As many a tour guide will tell you, St.Lucia’s history is a multi-faceted one, beginning with the early Amerindian settlers and continuing through the conquest of the Europeans, the introduction of slaves from Africa, and the subsequent employment of indentured servants from India. Each ethnic group brought with them a set of traditions and cultures that merged into ‘creole’, and became the backbone of St. Lucia’s heritage. Although distinctive to this particular island, we share similarities with other Creole ethnicities around the world including other Caribbean islands, New Orleans and even some areas in Africa. Throughout October, the world celebrates the diverse and colourful nature of Creole culture, culminating in International Creole Day, which this year is on Oct 26.
Here in St. Lucia, the big day is called “Jounen Kwéyòl” and activities are centered around designated communities which change from year to year. Each community adds it’s own particular flair to the events, but one thing is for sure – wherever it may be held, this favourite local festival focuses on Creole heritage, food and drink.
During Jounen Kwéyòl, you may think the only language being spoken is St. Lucian “patois”, but fear not – most Lucians speak patois as a second language, and only in the very rural areas do you find folks who still speak it exclusively.
Depending on the village or town holding Jounen Kwéyòl, you may find a ‘shak-shak’ band playing traditional St Lucian music, generally a group of older gentlemen armed with drums, a violin and the locally made seed-pod maracas or shak-shaks that lend their name. If you’re very lucky, they will be accompanying pairs of quadrille dancers whose dainty steps, polite bows and deep curtsies are a real reminder of more genteel times.
As far as traditional activities go, one of the favourite draws is the art of cassava-making, which was passed on from the early Amerindian settlers. The long tubers of this scraggly bush are grated, pressed through a sieve to remove the poisonous juice and dried over a fire in large cauldrons to form a flour-like product locally known as farine. It is often eaten with avocado, mixed into a porridge or baked into cakes.

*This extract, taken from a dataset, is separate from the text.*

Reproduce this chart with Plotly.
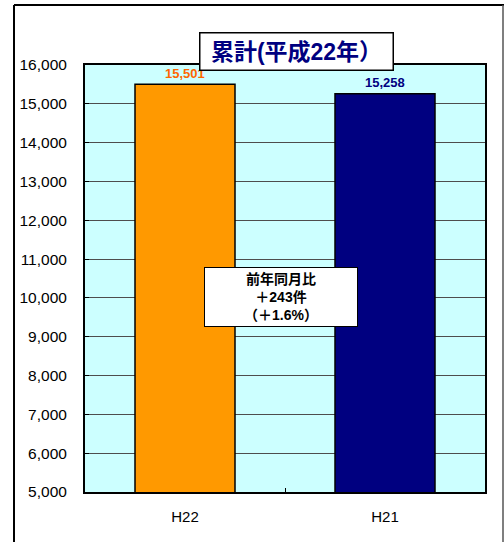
import plotly.graph_objects as go

categories = ["H22", "H21"]
values = [15501, 15258]
value_labels = ["15,501", "15,258"]
bar_colors = ["#FF9900", "#000080"]
label_colors = ["#FF6600", "#000080"]
y_ticks = list(range(5000, 16001, 1000))
y_tick_labels = [f"{v:,}" for v in y_ticks]
title_text = "累計(平成22年）"
note_lines = ["前年同月比", "＋243件", "（＋1.6%）"]

W, H = 504, 542
L, R, T, B = 85, 19, 65, 50
pw, ph = W - L - R, H - T - B

def px2paper_x(px):
    return (px - L) / pw

def px2paper_y(py):
    return (H - B - py) / ph

fig = go.Figure()
fig.add_trace(go.Bar(
    x=categories, y=values,
    marker=dict(color=bar_colors, line=dict(color="#000000", width=1.5)),
    width=0.5, hoverinfo="skip",
))

annotations = []
for c, v, t, col in zip(categories, values, value_labels, label_colors):
    annotations.append(dict(
        x=c, y=v, text=f"<b>{t}</b>", showarrow=False, yshift=11,
        font=dict(family="Liberation Sans, Arial", size=13, color=col),
    ))

annotations.append(dict(
    x=0.5, y=px2paper_y(32), xref="paper", yref="paper",
    xshift=11,
    text=f"<b>{title_text}</b>", showarrow=False,
    font=dict(family="Liberation Sans, Noto Sans CJK JP", size=23, color="#000080"),
    bgcolor="#FFFFFF", bordercolor="#000000", borderwidth=1.5,
    width=190, height=34, borderpad=1,
))

annotations.append(dict(
    x=px2paper_x(281), y=px2paper_y(297), xref="paper", yref="paper",
    text="<br>".join(f"<b>{s}</b>" for s in note_lines), showarrow=False,
    font=dict(family="Liberation Sans, Noto Sans CJK JP", size=14, color="#000000"),
    bgcolor="#FFFFFF", bordercolor="#000000", borderwidth=1,
    width=150, height=56, borderpad=1, align="center",
))

shapes = [
    dict(type="line", xref="paper", yref="paper",
         x0=px2paper_x(14), x1=px2paper_x(14), y0=px2paper_y(5), y1=px2paper_y(545),
         line=dict(color="#000000", width=2)),
    dict(type="line", xref="paper", yref="paper",
         x0=px2paper_x(14), x1=px2paper_x(504), y0=px2paper_y(5), y1=px2paper_y(5),
         line=dict(color="#000000", width=2)),
    dict(type="line", xref="paper", yref="paper",
         x0=px2paper_x(503), x1=px2paper_x(503), y0=px2paper_y(5), y1=px2paper_y(545),
         line=dict(color="#555555", width=1.5)),
]

fig.update_layout(
    width=W, height=H,
    margin=dict(l=L, r=R, t=T, b=B, pad=0),
    paper_bgcolor="#FFFFFF", plot_bgcolor="#CCFFFF",
    showlegend=False, bargap=0.5,
    annotations=annotations, shapes=shapes,
    font=dict(family="Liberation Sans, Arial", color="#000000"),
)
fig.update_xaxes(
    showline=True, linecolor="#000000", linewidth=2, mirror=True,
    showgrid=False, ticks="inside", tickson="boundaries", ticklen=4,
    tickcolor="#000000", tickfont=dict(size=15, color="#000000"),
    ticklabelstandoff=10,
)
fig.update_yaxes(
    range=[5000, 16000], tickvals=y_ticks, ticktext=y_tick_labels,
    showline=True, linecolor="#000000", linewidth=2, mirror=True,
    showgrid=True, gridcolor="#4D4D4D", gridwidth=1,
    ticks="inside", ticklen=4, tickcolor="#000000",
    tickfont=dict(size=15.5, color="#000000"), ticklabelstandoff=13,
)

fig.write_html(
    "out.html",
    config={"displayModeBar": False},
    post_script="document.body.style.margin='0';document.body.style.padding='0';",
)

If you don’t get a chance to see our Lucian coalpots being made during Jeunen Kwéyòl, you’ll definitely see some of these traditional but trendy cooking vessels in use: part stove, part grill and all hand-crafted out of local red clay, coalpots have been adopted by iconic chefs like Jamie Oliver, and are being exported to the UK and USA.
Food, food, food is the order of the day at the Creole festival, ranging from everyday favourites like bakes and accras, to fire-roasted breadfruit which comes dripping in butter, kidneys grilled on a stick, lambi (conch) stewed in Creole spices and of course St. Lucia’s national dish of green fig and salt fish. Green figs are simply unripe bananas which are peeled and boiled like potatoes, while saltfish is cod or other white fish that has been salted and dried, and was originally a favourite staple of sailors on Atlantic crossings. After soaking and boiling in water to re-hydrate, the bones are removed and the fish is cooked in a sauce with onions and green peppers to be eaten with the green fig.
The heritage theme doesn’t stop with the food, but continues with the serving dish, as the round gourd-like fruit of the Calabash tree is dried and used for bowls, another tradition borrowed from the Arawaks.
Over the past 15 years, Jounen Kwéyòl has become a significant date in the celebration of St Lucia’s rich history and heritage, and each year the communities involved reach deep into their pasts to present authentic food & drink, exciting art and craft displays and truly cultural entertainment.
If you want a glimpse into St. Lucia’s Creole past alongside our contemporary Creole culture, Jeunen Kwéyòl is an absolute must.